Local businesses around Raleigh are thrilled at the possibility of saying goodbye to HB2.

CBS North Carolina spoke to several business owners today about what it means for them. They say this is the first step in bringing back lost customers and patrons.

“When groups decide not to have their conferences here, not to have their events here, that impacts every small business, every large business,” said Pam Blondin, owner of DECO Raleigh.

Blondin’s business in the heart of downtown displays a rainbow flag and sticker to let customers know where they stand on HB2.

Greg Hatem, owner of Empire Eats Restaurants, had to make his position clear as well out of an effort to keep customers coming in the door.

“We had to convince other people to come to our restaurants and do events, we had to convince them that we didn’t discriminate against anyone,” said Hatem.

Business owners were poked and prodded by patrons to take a stance on the law, and it cost them one way or another.

“They would point at our signs and say, ‘Well we’re not going to eat there. We’re going to go somewhere else,’ Which is fine,” said Angela Maria Salamanca, owner of the restaurant Centro.

While most entrepreneurs are relieved that the General Assembly is moving towards repealing HB2, Salamanca won’t believe it until she sees it.

“We can’t trust them because they are sneaky, and I don’t know that they really have the best interest of our state in mind,” said Salamanca.
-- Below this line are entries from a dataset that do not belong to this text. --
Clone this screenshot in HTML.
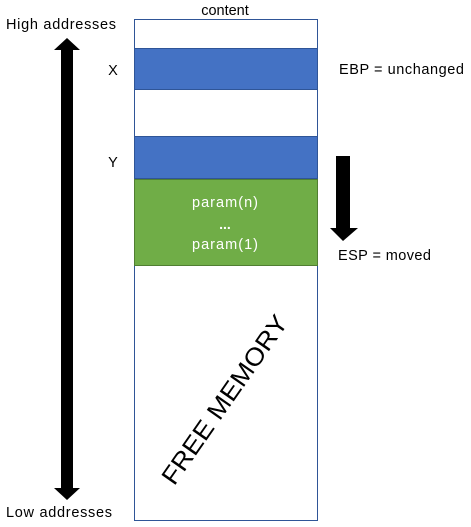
<!DOCTYPE html>
<html><head><meta charset="utf-8"><style>
html,body{margin:0;padding:0;background:#fff}
svg{display:block;font-family:"Liberation Sans",Calibri,sans-serif}
</style></head><body>
<svg width="471" height="527" viewBox="0 0 471 527">
<text x="225" y="15" font-size="14.5" text-anchor="middle" fill="#000">content</text>
<rect x="134.5" y="19.5" width="183" height="501" fill="#fff" stroke="#2f5597" stroke-width="1"/>
<rect x="134.5" y="48.5" width="183" height="41" fill="#4472c4" stroke="#2f5597" stroke-width="1"/>
<rect x="134.5" y="136.5" width="183" height="42" fill="#4472c4" stroke="#2f5597" stroke-width="1"/>
<rect x="134.5" y="179.5" width="183" height="86" fill="#70ad47" stroke="#507e32" stroke-width="1"/>
<text x="225" y="207" font-size="14.5" fill="#fff" text-anchor="middle" textLength="66">param(n)</text>
<text x="225" y="229" font-size="14" font-weight="bold" fill="#fff" text-anchor="middle">...</text>
<text x="225" y="249" font-size="14.5" fill="#fff" text-anchor="middle" textLength="66">param(1)</text>
<text x="113" y="75" font-size="14.5" text-anchor="middle">X</text>
<text x="113" y="167" font-size="14.5" text-anchor="middle">Y</text>
<text x="339" y="74" font-size="14.5" textLength="125">EBP = unchanged</text>
<text x="338" y="260" font-size="14.5" textLength="93">ESP = moved</text>
<text x="6" y="29" font-size="14.5" textLength="110">High addresses</text>
<text x="6" y="517" font-size="14.5" textLength="106">Low addresses</text>
<polygon points="67,38 80,50 73,50 73,488 80,488 67,500 54,488 61,488 61,50 54,50" fill="#000"/>
<polygon points="336,156 350,156 350,228 358,228 343,241 330,228 336,228" fill="#000"/>
<text x="225" y="408" font-size="25" text-anchor="middle" textLength="200" lengthAdjust="spacingAndGlyphs" transform="rotate(-55 225 400)">FREE MEMORY</text>
</svg>
</body></html>
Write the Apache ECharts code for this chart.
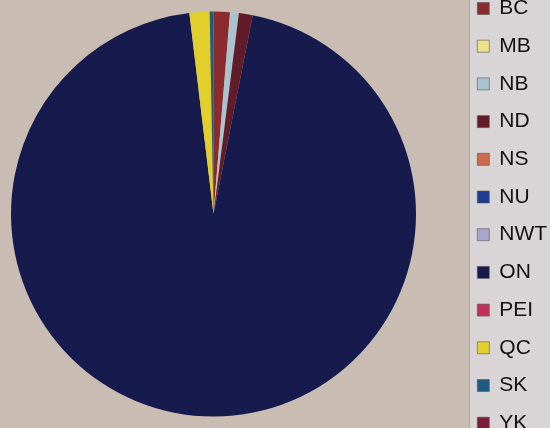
<!DOCTYPE html>
<html>
<head>
<meta charset="utf-8">
<script src="https://cdn.jsdelivr.net/npm/echarts@6/dist/echarts.min.js"></script>
<style>
  html, body { margin: 0; padding: 0; background: #c8bcb3; }
  #chart { width: 550px; height: 428px; }
</style>
</head>
<body>
<div id="chart"></div>
<script>
// Provinces and territories, in legend order
const regions = ['BC', 'MB', 'NB', 'ND', 'NS', 'NU', 'NWT', 'ON', 'PEI', 'QC', 'SK', 'YK'];
// Share of the total (per mille)
const shares = [13, 0, 7, 11, 0, 0, 0, 949, 0, 16, 3, 0];
// Slice / swatch colours
const colors = ['#8c2b2e', '#ece08a', '#a9c4cf', '#621b29', '#cc6a4a', '#1f3c8e',
                '#aaa5cc', '#171a4c', '#c0305a', '#e2cf2c', '#1f5a80', '#7a1f38'];

const chart = echarts.init(document.getElementById('chart'), null, { renderer: 'canvas' });

chart.setOption({
  animation: false,
  backgroundColor: '#c8bcb3',
  color: colors,
  graphic: [
    {
      type: 'rect',
      shape: { x: 469.5, y: -1, width: 82, height: 430 },
      style: { fill: '#d9d5d7', stroke: '#a9a3a2', lineWidth: 1 },
      z: -1
    }
  ],
  legend: {
    orient: 'vertical',
    left: 477,
    top: -2,
    height: 460,
    padding: 0,
    itemWidth: 12,
    itemHeight: 12,
    itemGap: 16.7,
    icon: 'rect',
    selectedMode: false,
    itemStyle: { borderColor: '#555', borderWidth: 0.6 },
    textStyle: {
      fontFamily: '"Liberation Sans", Arial, sans-serif',
      fontSize: 21,
      lineHeight: 21,
      color: '#111',
      padding: [0, 0, 0, 5]
    },
    data: regions
  },
  series: [{
    type: 'pie',
    center: [213.5, 214],
    radius: [0, 202.5],
    startAngle: 90,
    clockwise: true,
    label: { show: false },
    labelLine: { show: false },
    emphasis: { disabled: true },
    itemStyle: { borderWidth: 0 },
    data: regions.map((name, i) => ({ name: name, value: shares[i] }))
  }]
});
</script>
</body>
</html>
The Greater Raleigh Chamber of Commerce is hoping a business terrain without HB2 will make the path to success easier.

“We want a community and we want laws and legislation that supports growth, diversity, and economic prosperity,” said Vernessa Roberts with the Greater Raleigh Chamber of Commerce.

Consumers are looking forward to the state recouping some its lost investments.

“Hopefully we’ll get some of the businesses and like attractions that left or didn’t want to come to North Carolina because of all that,” said Raleigh resident Matthew Coleridge.

Business owners say in some ways lines have been drawn that just can’t be erased. They’re not expecting everything to get back to normal immediately, but are eager to work on getting there.